Stephen Vaughan has become the first owner of a professional football club required to reduce his shareholding because, according to FA rules, he is no longer a "fit and proper person", reports The Guardian. Vaughan, a Liverpool businessman who bought the Conference club Chester City in 2001 and owns 100% of the shares, was last week disqualified from acting as a director of any company until November 2020, following his involvement in a £500,000 VAT fraud.
The FA's rules, which apply to Conference clubs, state that anybody disqualified as a company director cannot hold 30% or more of a club's shares. The FA will write to Vaughan requiring him to sell or give up his majority stake in City within 21 days of the disqualification taking effect on 25 November.
If he does not comply, the club could ultimately be expelled from the Conference.
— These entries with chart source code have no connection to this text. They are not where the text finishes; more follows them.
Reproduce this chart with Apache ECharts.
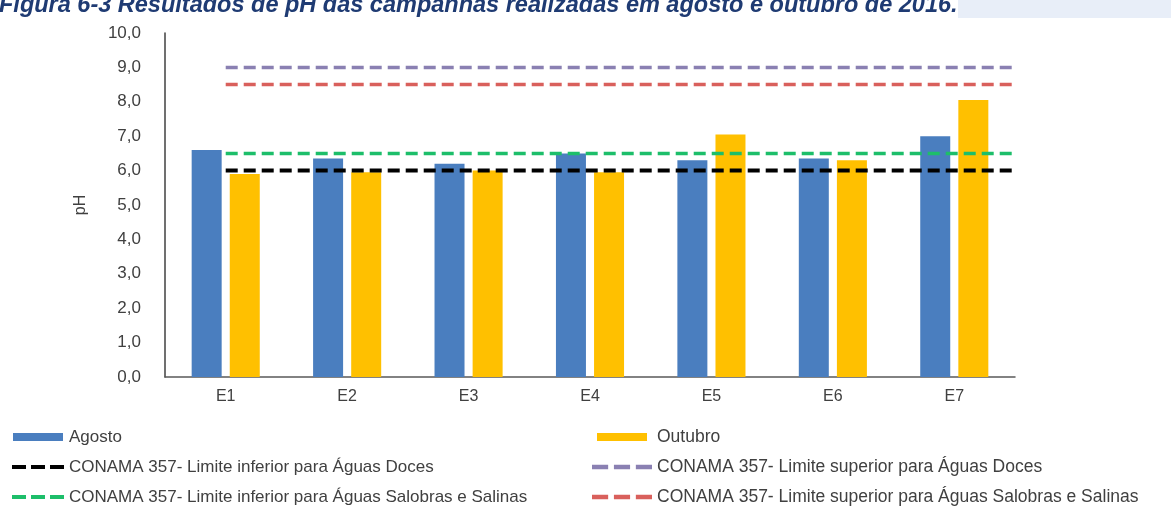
<!DOCTYPE html>
<html>
<head>
<meta charset="utf-8">
<script src="https://cdn.jsdelivr.net/npm/echarts@6/dist/echarts.min.js"></script>
<style>
  html, body { margin: 0; padding: 0; background: #fff; }
  #chart { width: 1171px; height: 511px; }
</style>
</head>
<body>
<div id="chart"></div>
<script>
// dados
const estacoes = ["E1", "E2", "E3", "E4", "E5", "E6", "E7"];
const agosto = [6.6, 6.35, 6.2, 6.5, 6.3, 6.35, 7.0];
const outubro = [5.9, 5.95, 6.0, 5.95, 7.05, 6.3, 8.05];
// linhas de referência CONAMA (início e fim no eixo x secundário)
const limiteX = [0.5, 7];
const limInfDoces = [6.0, 6.0];
const limSupDoces = [9.0, 9.0];
const limInfSalobras = [6.5, 6.5];
const limSupSalobras = [8.5, 8.5];
const yTicks = [0, 10, 1]; // min, max, intervalo

const nomes = {
  infDoces: "CONAMA 357- Limite inferior para Águas Doces",
  supDoces: "CONAMA 357- Limite superior para Águas Doces",
  infSal: "CONAMA 357- Limite inferior para Águas Salobras e Salinas",
  supSal: "CONAMA 357- Limite superior para Águas Salobras e Salinas",
};

const fonte = "'Liberation Sans', Arial, sans-serif";
const iconeBarra = "path://M0,0h50v8h-50z";
const iconeTraco = "path://M0,0h14v4h-14z M19,0h14v4h-14z M38,0h14v4h-14z";

function linha(nome, valores, cor, largura) {
  return {
    name: nome,
    type: "line",
    xAxisIndex: 1,
    data: limiteX.map((x, i) => [x, valores[i]]),
    symbol: "none",
    z: 3,
    lineStyle: { color: cor, width: largura, type: [12, 6] },
    itemStyle: { color: cor },
  };
}

const legendaBase = {
  orient: "vertical",
  top: 428,
  height: 82,
  padding: 0,
  itemGap: 12,
  itemWidth: 52,
  itemHeight: 8,
  textStyle: { fontSize: 17, lineHeight: 18, color: "#404040" },
};

const chart = echarts.init(document.getElementById("chart"));
chart.setOption({
  animation: false,
  textStyle: { fontFamily: fonte },
  title: {
    text: "Figura 6-3 Resultados de pH das campanhas realizadas em agosto e outubro de 2016.",
    left: -6,
    top: -11,
    textStyle: {
      fontFamily: fonte,
      fontSize: 23.5,
      fontWeight: "bold",
      fontStyle: "italic",
      color: "#1f3b73",
    },
  },
  graphic: [
    {
      type: "rect",
      left: 958,
      top: 0,
      z: -1,
      shape: { width: 213, height: 18 },
      style: { fill: "#e8eef8" },
    },
  ],
  grid: { left: 165, top: 33, width: 850, height: 344 },
  legend: [
    Object.assign({}, legendaBase, {
      left: 12,
      data: [
        { name: "Agosto", icon: iconeBarra },
        { name: nomes.infDoces, icon: iconeTraco },
        { name: nomes.infSal, icon: iconeTraco },
      ],
    }),
    Object.assign({}, legendaBase, {
      left: 592,
      itemWidth: 60,
      textStyle: { fontSize: 17.5, lineHeight: 18, color: "#404040" },
      data: [
        { name: "Outubro", icon: iconeBarra },
        { name: nomes.supDoces, icon: iconeTraco },
        { name: nomes.supSal, icon: iconeTraco },
      ],
    }),
  ],
  xAxis: [
    {
      type: "category",
      data: estacoes,
      axisLine: { lineStyle: { color: "#595959", width: 1.5 } },
      axisTick: { show: false },
      axisLabel: { color: "#404040", fontSize: 16, margin: 12 },
    },
    {
      type: "value",
      min: 0,
      max: estacoes.length,
      show: false,
    },
  ],
  yAxis: {
    type: "value",
    min: yTicks[0],
    max: yTicks[1],
    interval: yTicks[2],
    name: "pH",
    nameLocation: "middle",
    nameGap: 76,
    nameTextStyle: { color: "#404040", fontSize: 16 },
    axisLine: { show: true, lineStyle: { color: "#404040", width: 1.5 } },
    axisTick: { show: false },
    splitLine: { show: false },
    axisLabel: {
      color: "#404040",
      fontSize: 17,
      margin: 24,
      formatter: (v) => v.toFixed(1).replace(".", ","),
    },
  },
  series: [
    {
      name: "Agosto",
      type: "bar",
      data: agosto,
      barWidth: 30,
      barGap: "27%",
      itemStyle: { color: "#4a7ebf" },
    },
    {
      name: "Outubro",
      type: "bar",
      data: outubro,
      barWidth: 30,
      itemStyle: { color: "#ffc000" },
    },
    linha(nomes.infDoces, limInfDoces, "#000000", 4),
    linha(nomes.supDoces, limSupDoces, "#8a80b2", 3.5),
    linha(nomes.infSal, limInfSalobras, "#1dbe6a", 3.5),
    linha(nomes.supSal, limSupSalobras, "#d9605c", 3.5),
  ],
});
</script>
</body>
</html>
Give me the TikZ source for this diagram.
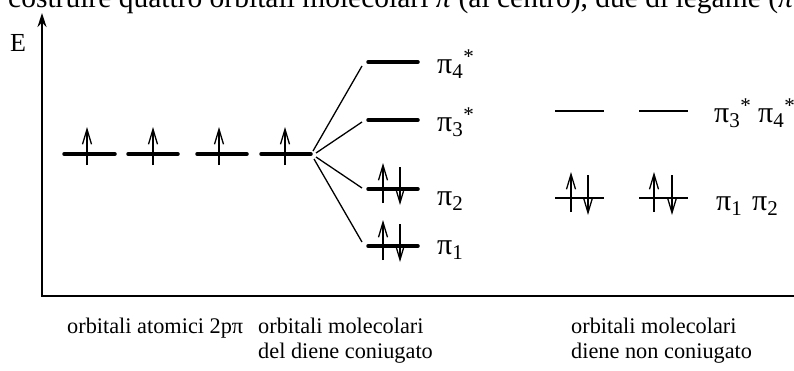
\documentclass[tikz,border=0pt]{standalone}
\usepackage{fontspec}
\setmainfont{Liberation Serif}
\usetikzlibrary{arrows.meta}
\begin{document}
\begin{tikzpicture}[x=1pt,y=-1pt,
  lvl/.style={line width=3.5pt, line cap=round},
  thinlvl/.style={line width=1.5pt},
  ax/.style={line width=1.8pt},
  eup/.style={line width=1.3pt, -{Straight Barb[length=15pt,width=9pt]}},
  fan/.style={line width=1.3pt},
  lab/.style={font=\fontsize{30}{32}\selectfont, inner sep=0pt, anchor=base west},
  txt/.style={font=\fontsize{22.3}{25}\selectfont, inner sep=0pt, anchor=base west, align=left},
  ]
\useasboundingbox (0,0) rectangle (794,370);
% top cut text
\node[txt, font=\fontsize{29.5}{31}\selectfont] (top) at (8,7) {costruire quattro orbitali molecolari \textit{π} (al centro), due di legame (\textit{π}};
% axes
\coordinate (ytop) at (42,13);
\coordinate (O) at (42,296);
\coordinate (xend) at (794,296);
\draw[ax, {Stealth[length=14pt,width=9pt]}-] (ytop) -- (O) -- (xend);
\node[txt, anchor=center, font=\fontsize{26}{28}\selectfont] (E) at (18,43) {E};
% atomic orbitals
\foreach \i/\xa/\xb/\xe in {1/64/115/87, 2/128/178/153, 3/197/247/219, 4/261/311/285}{
  \coordinate (a\i l) at (\xa,154);
  \coordinate (a\i r) at (\xb,154);
  \draw[lvl] (a\i l) -- (a\i r);
  \draw[eup] (\xe,165) -- (\xe,127);
}
% fan
\coordinate (s4) at (313,151);
\coordinate (s3) at (316,153);
\coordinate (s2) at (316,157);
\coordinate (s1) at (314,159);
\coordinate (f4) at (362,66);
\coordinate (f3) at (362,122);
\coordinate (f2) at (362,188);
\coordinate (f1) at (362,242);
\foreach \k in {1,2,3,4}{ \draw[fan] (s\k) -- (f\k); }
% molecular orbitals conjugated
\foreach \k/\y in {4/62, 3/120, 2/189, 1/246}{
  \coordinate (m\k l) at (368,\y);
  \coordinate (m\k r) at (418,\y);
  \draw[lvl] (m\k l) -- (m\k r);
}
\draw[eup] (383,203) -- (383,163);
\draw[eup] (400,167) -- (400,205);
\draw[eup] (383,260) -- (383,220);
\draw[eup] (400,224) -- (400,262);
\node[lab] (p4) at (437,73) {π\textsubscript{4}\textsuperscript{*}};
\node[lab] (p3) at (437,131) {π\textsubscript{3}\textsuperscript{*}};
\node[lab] (p2) at (437,205) {π\textsubscript{2}};
\node[lab] (p1) at (437,254) {π\textsubscript{1}};
% non conjugated
\foreach \k/\xa/\xb in {1/555/604, 2/639/688}{
  \coordinate (n\k l) at (\xa,111);
  \coordinate (n\k r) at (\xb,111);
  \draw[thinlvl] (n\k l) -- (n\k r);
  \coordinate (b\k l) at (\xa,198);
  \coordinate (b\k r) at (\xb,198);
  \draw[thinlvl] (b\k l) -- (b\k r);
}
\draw[eup] (571,212) -- (571,172);
\draw[eup] (588,175) -- (588,215);
\draw[eup] (654,212) -- (654,172);
\draw[eup] (672,175) -- (672,215);
\node[lab] (q3) at (714,122) {π\textsubscript{3}\textsuperscript{*}};
\node[lab] (q4) at (758,122) {π\textsubscript{4}\textsuperscript{*}};
\node[lab] (q1) at (716,210) {π\textsubscript{1}};
\node[lab] (q2) at (752,210) {π\textsubscript{2}};
% bottom labels
\node[txt] (l1) at (67,333) {orbitali atomici 2pπ};
\node[txt] (l2a) at (258,333) {orbitali molecolari};
\node[txt] (l2b) at (258,358) {del diene coniugato};
\node[txt] (l3a) at (571,333) {orbitali molecolari};
\node[txt] (l3b) at (571,358) {diene non coniugato};
\end{tikzpicture}
\end{document}
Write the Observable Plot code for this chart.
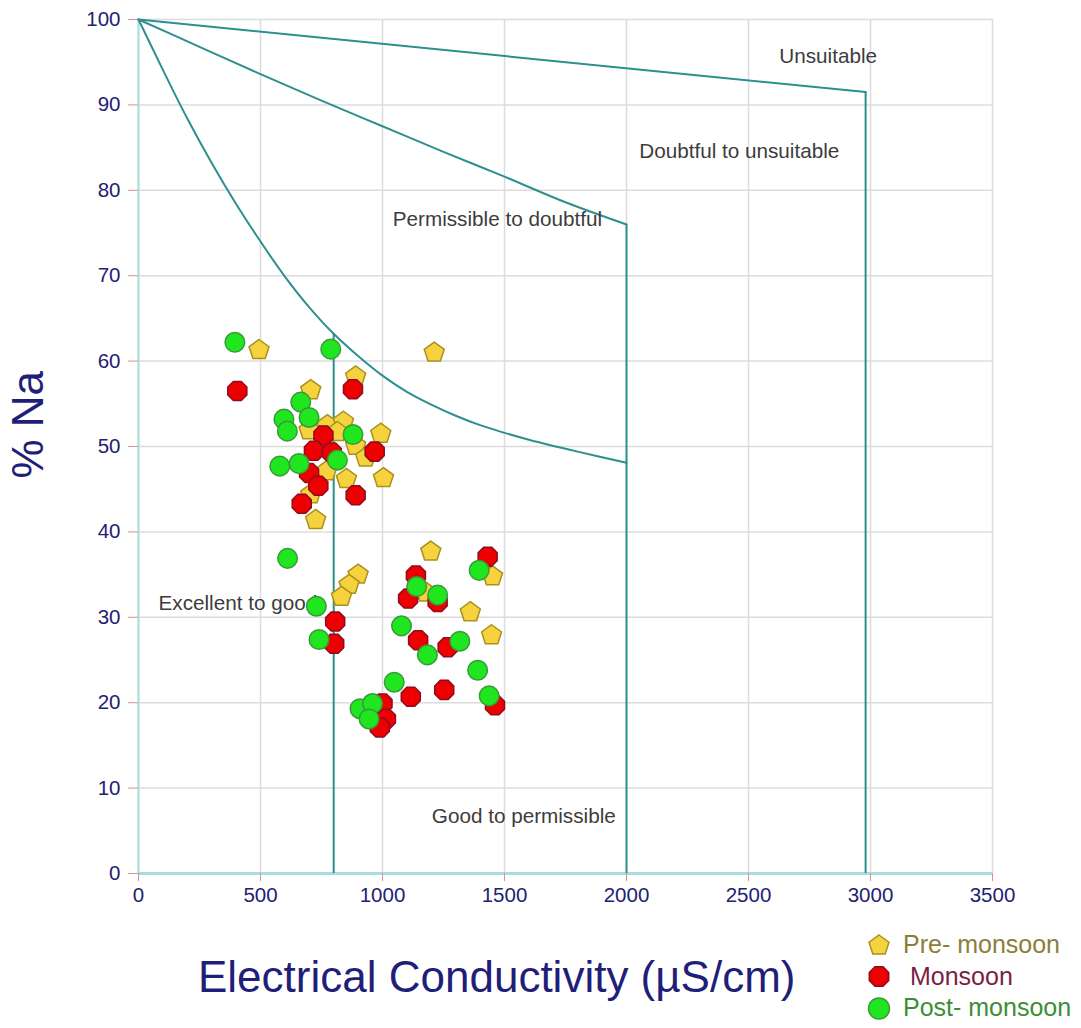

In a statement, the FA said: "We are aware of the Insolvency Service decision and will be taking necessary steps under the requirements of the fit and proper person test."
The case could test the rules' effectiveness, however, because according to City's managing director, Bob Gray, Vaughan may hand the shares to one of his sons.
"He has to relinquish his shares," Gray acknowledged, "but who he gives them to is up to him. He could keep them within the family."
If that happened, the FA would have to be satisfied that Vaughan was not still "exercising direct or indirect control" over the club's affairs, which the rules prohibit for somebody declared not "fit and proper".